La situation est encore plus problématique pour l’acier.
Non seulement ce baromètre de l’activité réelle a perdu 23% depuis le printemps, mais la baisse de son cours sur les marchés internationaux a atteint les 29% entre le 1er janvier et le 15 août.
En élargissant l’horizon d’analyse, nous constatons même que le marché baissier a débuté dès le printemps 2022. Après une année 2021 marqué par une volatilité extrême – manifestation d’un effet ciseaux typique lorsque l’offre et la demande se tiennent dans un mouchoir de poche –, l’acier a vu son cours refluer de manière quasi-continue.
Ce marché baissier pluri-annuel vient nous rappeler que, si utiles qu’elles soient, les matières premières peuvent aussi être victimes du baiser de la mort pour les actifs tangibles : la surproduction.
Gare aux capacités excédentaires !
La raison principale de l’effondrement du prix de l’acier est à chercher du côté de la Chine. Le premier producteur mondial possède autant de capacités que l’Europe, l’Amérique et le reste de l’Asie réunis.
Du fait du ralentissement du marché immobilier local, les fonderies se sont retrouvées en panne de débouchés sur leur marché national. Selon les estimations de Goldman Sachs, la surcapacité chinoise s’élève désormais à 66% de la demande mondiale.
Ce déséquilibre est pourtant dû à une contraction de seulement 10% de la demande chinoise. Ne pouvant plus écouler leur stock à domicile, les aciéristes se sont tournés vers les marchés internationaux.

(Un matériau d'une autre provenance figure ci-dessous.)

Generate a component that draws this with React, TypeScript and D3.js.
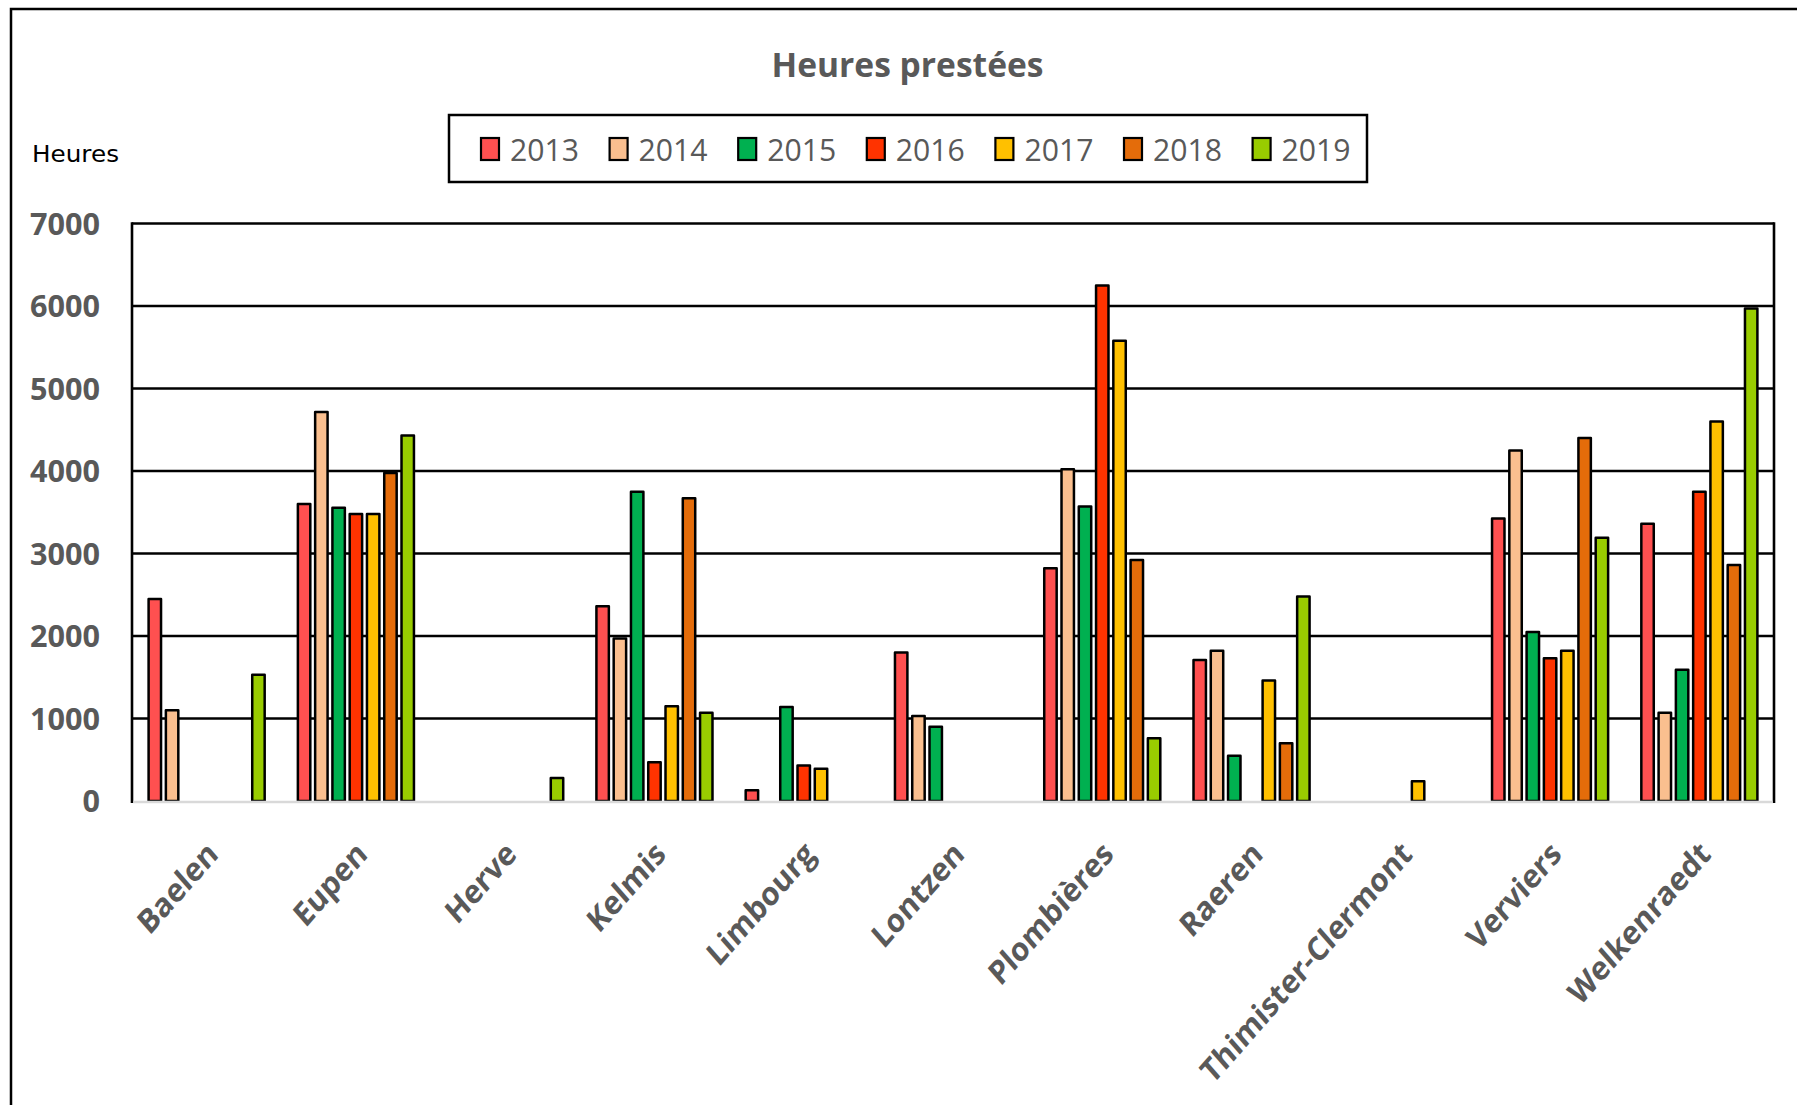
import * as d3 from "d3";

const communes = [
  "Baelen",
  "Eupen",
  "Herve",
  "Kelmis",
  "Limbourg",
  "Lontzen",
  "Plombières",
  "Raeren",
  "Thimister-Clermont",
  "Verviers",
  "Welkenraedt",
];

const years = ["2013", "2014", "2015", "2016", "2017", "2018", "2019"];

// hours per commune, one array per year (0 = no bar)
const h2013 = [2450, 3600, 0, 2360, 130, 1800, 2820, 1710, 0, 3425, 3360];
const h2014 = [1100, 4715, 0, 1970, 0, 1030, 4020, 1820, 0, 4250, 1070];
const h2015 = [0, 3555, 0, 3750, 1140, 900, 3570, 550, 0, 2050, 1590];
const h2016 = [0, 3480, 0, 470, 430, 0, 6250, 0, 0, 1730, 3750];
const h2017 = [0, 3480, 0, 1150, 390, 0, 5580, 1460, 240, 1820, 4600];
const h2018 = [0, 3975, 0, 3670, 0, 0, 2920, 700, 0, 4400, 2860];
const h2019 = [1530, 4430, 280, 1070, 0, 0, 760, 2480, 0, 3190, 5970];

const series = [h2013, h2014, h2015, h2016, h2017, h2018, h2019];

const yTicks = [0, 1000, 2000, 3000, 4000, 5000, 6000, 7000];

const COLORS = [
  "#FF5050", // 2013
  "#FABF8F", // 2014
  "#00B050", // 2015
  "#FF3300", // 2016
  "#FFC000", // 2017
  "#E46C0A", // 2018
  "#99CC00", // 2019
];

const W = 1797;
const H = 1105;
const plot = { left: 132, right: 1774, top: 223.5, bottom: 801 };
const GRAY = "#595959";
const FONT = "'Open Sans', 'DejaVu Sans', sans-serif";

export default function App() {
  const x0 = d3
    .scaleBand<string>()
    .domain(communes)
    .range([plot.left, plot.right])
    .paddingInner(0.19)
    .paddingOuter(0.095);

  const x1 = d3
    .scaleBand<string>()
    .domain(years)
    .range([0, x0.bandwidth()])
    .paddingInner(0.28)
    .paddingOuter(0.14);

  const y = d3.scaleLinear().domain([0, 7000]).range([plot.bottom, plot.top]);

  const legendX = d3
    .scaleLinear()
    .domain([0, years.length - 1])
    .range([481, 481 + 6 * 128.6]);

  return (
    <svg
      width={W}
      height={H}
      viewBox={`0 0 ${W} ${H}`}
      style={{ position: "absolute", left: 0, top: 0, display: "block", background: "#fff" }}
    >
      {/* outer chart border, cut off at right/bottom */}
      <rect x={11} y={9} width={W + 20} height={H + 20} fill="#fff" stroke="#000" strokeWidth={2.5} />

      <text
        x={907.5}
        y={77}
        textAnchor="middle"
        fontFamily={FONT}
        fontWeight={700}
        fontSize={34}
        fill={GRAY}
        textLength={272}
        lengthAdjust="spacingAndGlyphs"
      >
        Heures prestées
      </text>

      <text
        x={32}
        y={162}
        fontFamily="'DejaVu Sans', sans-serif"
        fontSize={23}
        fill="#000"
        textLength={87}
        lengthAdjust="spacingAndGlyphs"
      >
        Heures
      </text>

      {/* legend */}
      <rect x={449} y={115} width={918} height={67} fill="#fff" stroke="#000" strokeWidth={2.5} />
      {years.map((yr, i) => (
        <g key={yr}>
          <rect x={legendX(i)} y={138} width={18} height={22} fill={COLORS[i]} stroke="#000" strokeWidth={2.2} />
          <text
            x={legendX(i) + 29}
            y={161}
            fontFamily={FONT}
            fontSize={31}
            fill={GRAY}
            textLength={69}
            lengthAdjust="spacingAndGlyphs"
          >
            {yr}
          </text>
        </g>
      ))}

      {/* gridlines */}
      {yTicks
        .filter((t) => t > 0)
        .map((t) => (
          <line key={t} x1={plot.left} x2={plot.right} y1={y(t)} y2={y(t)} stroke="#000" strokeWidth={2.6} />
        ))}

      {/* y tick labels */}
      {yTicks.map((t) => (
        <text
          key={t}
          x={100}
          y={y(t)}
          dy="0.36em"
          textAnchor="end"
          fontFamily={FONT}
          fontWeight={700}
          fontSize={31}
          fill={GRAY}
          textLength={t === 0 ? 17.5 : 70}
          lengthAdjust="spacingAndGlyphs"
        >
          {t}
        </text>
      ))}

      {/* bars */}
      {communes.map((c, ci) => (
        <g key={c} transform={`translate(${x0(c)},0)`}>
          {years.map((yr, yi) => {
            const v = series[yi][ci];
            if (!v) return null;
            return (
              <rect
                key={yr}
                x={x1(yr)}
                y={y(v)}
                width={x1.bandwidth()}
                height={y(0) - y(v)}
                fill={COLORS[yi]}
                stroke="#000"
                strokeWidth={2.5}
                strokeLinejoin="round"
              />
            );
          })}
        </g>
      ))}

      {/* plot frame */}
      <line x1={plot.left} x2={plot.left} y1={plot.top - 1.3} y2={plot.bottom + 2} stroke="#000" strokeWidth={2.6} />
      <line x1={plot.right} x2={plot.right} y1={plot.top - 1.3} y2={plot.bottom + 2} stroke="#000" strokeWidth={2.6} />
      <line x1={plot.left + 1.3} x2={plot.right - 1.3} y1={plot.bottom + 1} y2={plot.bottom + 1} stroke="#d9d9d9" strokeWidth={2.5} />

      {/* category labels (slightly stretched vertically, as in the source) */}
      {communes.map((c) => {
        const cx = (x0(c) ?? 0) + x0.bandwidth() / 2 + 13;
        const cy = 856;
        return (
          <text
            key={c}
            transform={`translate(${cx},${cy}) scale(1,1.14) rotate(-45)`}
            textAnchor="end"
            fontFamily={FONT}
            fontWeight={700}
            fontSize={29}
            fill={GRAY}
          >
            {c}
          </text>
        );
      })}
    </svg>
  );
}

Comme toujours dans ces situations, les effets de seuil ont joué un rôle démultiplicateur, et les exportations chinoises ont bondi de 30% sur la même période.
Les aciéristes sont pris dans une spirale infernale où les bénéfices ont disparu, et les coûts fixes à absorber interdisent tout espoir de réduire la production pour soutenir les cours. Par ricochet, les producteurs occidentaux se retrouvent à leur tour pris à la gorge par le dumping de ces concurrents opérant des ventes « à tout prix ».
Après l’effondrement des cours sur les marchés internationaux vient l’évaporation des marges des producteurs. Encore quelques mois à ce rythme et c’est la solvabilité même de ces industriels qui sera remise en question.
Ce revirement de situation sur les métaux industriels dans une période pourtant inflationniste doit servir de piqûre de rappel.
Le cours des matières premières est particulièrement sensible aux cycles macro-économiques. Si cette catégorie d’actifs permet de se protéger efficacement contre la perte de valeur des monnaies fiduciaires, elle reste un bien piètre rempart contre les récessions.